The Old Testament promises about this gathering of God’s elect are not limited to Moses. Similar language is used in the Prophets. Isaiah says, “He will raise a signal for the nations and will assemble the banished of Israel, and gather the dispersed of Judah from the four corners of the earth.” Micah says, “I will surely assemble all of you, O Jacob; I will gather the remnant of Israel; I will set them together like sheep in a fold, like a flock in its pasture, a noisy multitude of men.”

Note the reference to “all of you” in Micah. What the prophets are telling us in hyperbolic language is that no believing, repentant Israelite will be left out of this gathering.

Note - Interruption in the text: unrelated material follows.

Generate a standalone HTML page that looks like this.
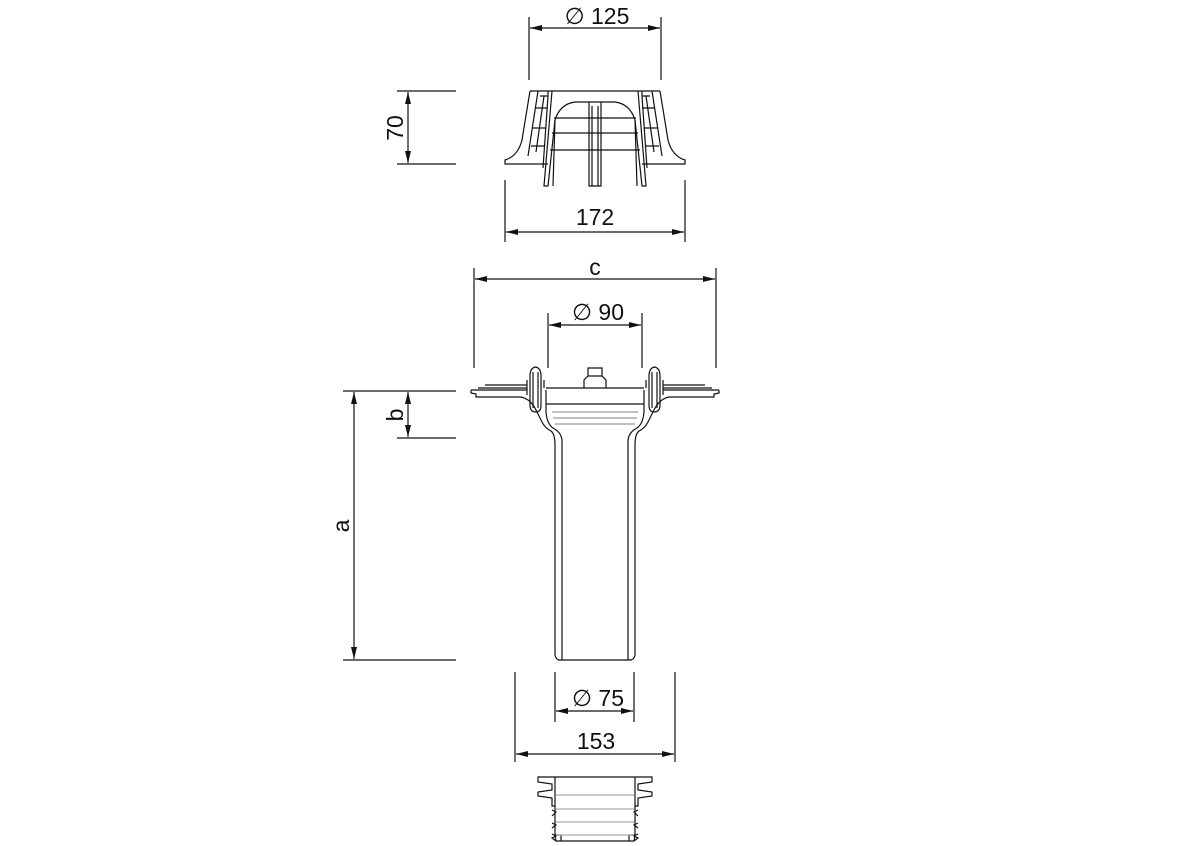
<!DOCTYPE html>
<html><head><meta charset="utf-8"><style>
html,body{margin:0;padding:0;background:#fff;}
svg{display:block}
text{font-family:"Liberation Sans",sans-serif;font-size:23px;fill:#111}
</style></head><body>
<svg width="1200" height="846" viewBox="0 0 1200 846" xmlns="http://www.w3.org/2000/svg">
<defs>
<marker id="ar" viewBox="0 0 12 6" refX="12" refY="3" markerWidth="12" markerHeight="6" orient="auto-start-reverse" markerUnits="userSpaceOnUse">
<path d="M0,0 L12,3 L0,6 Z" fill="#111"/></marker>
</defs>
<g stroke="#111" stroke-width="1.2" fill="none">
<line x1="529" y1="17" x2="529" y2="80"/><line x1="661" y1="17" x2="661" y2="80"/>
<line x1="530" y1="28" x2="660" y2="28" marker-start="url(#ar)" marker-end="url(#ar)"/>
<line x1="397" y1="91" x2="456" y2="91"/><line x1="397" y1="164" x2="456" y2="164"/>
<line x1="408" y1="92" x2="408" y2="163" marker-start="url(#ar)" marker-end="url(#ar)"/>
<line x1="505" y1="180" x2="505" y2="242"/><line x1="685" y1="180" x2="685" y2="242"/>
<line x1="506" y1="232" x2="684" y2="232" marker-start="url(#ar)" marker-end="url(#ar)"/>
<line x1="474" y1="268" x2="474" y2="368"/><line x1="716" y1="268" x2="716" y2="368"/>
<line x1="475" y1="279" x2="715" y2="279" marker-start="url(#ar)" marker-end="url(#ar)"/>
<line x1="548" y1="313" x2="548" y2="368"/><line x1="642" y1="313" x2="642" y2="368"/>
<line x1="549" y1="325" x2="641" y2="325" marker-start="url(#ar)" marker-end="url(#ar)"/>
<line x1="343" y1="391" x2="456" y2="391"/><line x1="397" y1="438" x2="456" y2="438"/>
<line x1="343" y1="660" x2="456" y2="660"/>
<line x1="408" y1="392" x2="408" y2="437" marker-start="url(#ar)" marker-end="url(#ar)"/>
<line x1="354" y1="392" x2="354" y2="659" marker-start="url(#ar)" marker-end="url(#ar)"/>
<line x1="555" y1="672" x2="555" y2="722"/><line x1="634" y1="672" x2="634" y2="722"/>
<line x1="556" y1="711" x2="633" y2="711" marker-start="url(#ar)" marker-end="url(#ar)"/>
<line x1="515" y1="672" x2="515" y2="762"/><line x1="675" y1="672" x2="675" y2="762"/>
<line x1="516" y1="754" x2="674" y2="754" marker-start="url(#ar)" marker-end="url(#ar)"/>

<g id="gl">
<path d="M530,91 L595,91 M530,91 L522,140 Q518,156 505,160 L505,164 L548,164"/>
<path d="M538,91 L528,156"/>
<path d="M540,96 L548,96 L543,168 M548,91 L548,96 M544,96 L536,152"/>
<path d="M536,108 L548,108 M533,128 L546,128 M531,146 L545,146"/>
<path d="M552,91 L544,186 L548,186 L555,120 Q560,104 575,102 L595,102"/>
<path d="M555,120 L553,186"/>
<path d="M554,118 L595,118 M552,133 L595,133 M550,150 L595,150"/>
<path d="M589,102 L589,186 L595,186 M592,106 L592,186"/>
</g>
<use href="#gl" transform="translate(1190,0) scale(-1,1)"/>

<g id="dl">
<path d="M471,390 L527,390 M471,390 L471,393 L476,394 L476,397 L520,397 Q530,398 536,410 L542,422 Q545,428 551,431 Q555,434 555,445 L555,655 Q556,660 560,660 L595,660"/>
<path d="M485,385 L527,385 M478,388 L527,388"/>
<path d="M562,440 L562,660 M562,440 Q561,432 553,428 Q547,424 546,412 L546,390"/>
<path d="M530,376 L530,405 Q530,412 536,412 Q541,412 541,405 L541,376 Q541,368 535.5,367 Q530,368 530,376 Z"/>
<path d="M533,372 L533,408 M538,372 L538,408"/>
<path d="M527,380 L527,395 M544,380 L544,388"/>
<path d="M546,388 L595,388 M546,404 L595,404"/>
<path d="M552,412 L595,412 M553,418 L595,418 M555,424 L595,424" stroke="#999"/>
<path d="M584,388 L584,380 L588,376 L595,376 M588,376 L588,368 L595,368"/>
</g>
<use href="#dl" transform="translate(1190,0) scale(-1,1)"/>

<g id="cl">
<path d="M555,777 L595,777 M555,777 L538,777 L538,782 L552,784 L552,790 L538,792 L538,796 L552,798 L552,806 L555,806 M552,810 L556,812 L552,816 M552,823 L556,825 L552,828 M552,834 L556,836 L552,838 L556,841 L595,841"/>
<path d="M555,777 L555,836 L556,841 M561,835 L561,841 M555,835 L561,835"/>
</g>
<use href="#cl" transform="translate(1190,0) scale(-1,1)"/>
<path d="M556,795 L634,795 M556,809 L634,809 M556,822 L634,822 M556,835 L634,835" stroke="#aaa"/>
</g>
<text x="597" y="24" text-anchor="middle">∅ 125</text>
<text x="595" y="225" text-anchor="middle">172</text>
<text x="595" y="275" text-anchor="middle">c</text>
<text x="598" y="320" text-anchor="middle">∅ 90</text>
<text x="598" y="706" text-anchor="middle">∅ 75</text>
<text x="596" y="749" text-anchor="middle">153</text>
<text transform="translate(403,128) rotate(-90)" text-anchor="middle">70</text>
<text transform="translate(403,415) rotate(-90)" text-anchor="middle">b</text>
<text transform="translate(349,526) rotate(-90)" text-anchor="middle">a</text>
</svg>
</body></html>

Not one. There is no place the elect can travel, from Greenland to Bora Bora to Venezuela to New Zealand, that will cause them to be left out of God’s plans for them.

No partial return to Israel in times past has ever fulfilled this prophecy. It cannot be ascribed in its totality to any known historical event.

Questions, Questions

When the disciples heard the Lord speak of gathering of his elect from the four winds and from one end of heaven to another, it is inevitable their minds were on the prophecies of the Old Testament restoration of their nation. How could they not be? Whether they were right or wrong in this, we can be very sure they were not picturing the Rapture or anything like it. For the disciples, nobody was flying through the air, either dead or alive.

It may be that we cannot know with 100% certainty what the Lord Jesus meant. What we can say is that the expressions the Lord used strongly evoke Old Testament promises that are not the least bit Church-related. What we can say is that no unbelieving group was or is in view. What we can say — and say with conviction — is that the genetic descendants of national Israel cannot and should not be ruled out as prime candidates for such a regathering.

That’s not, by the way, to suggest that I have the slightest doubt about the reality of the coming Rapture of the Church and its clear teaching in scripture. I don’t.

I just don’t think the gospel of Matthew is the place we find it.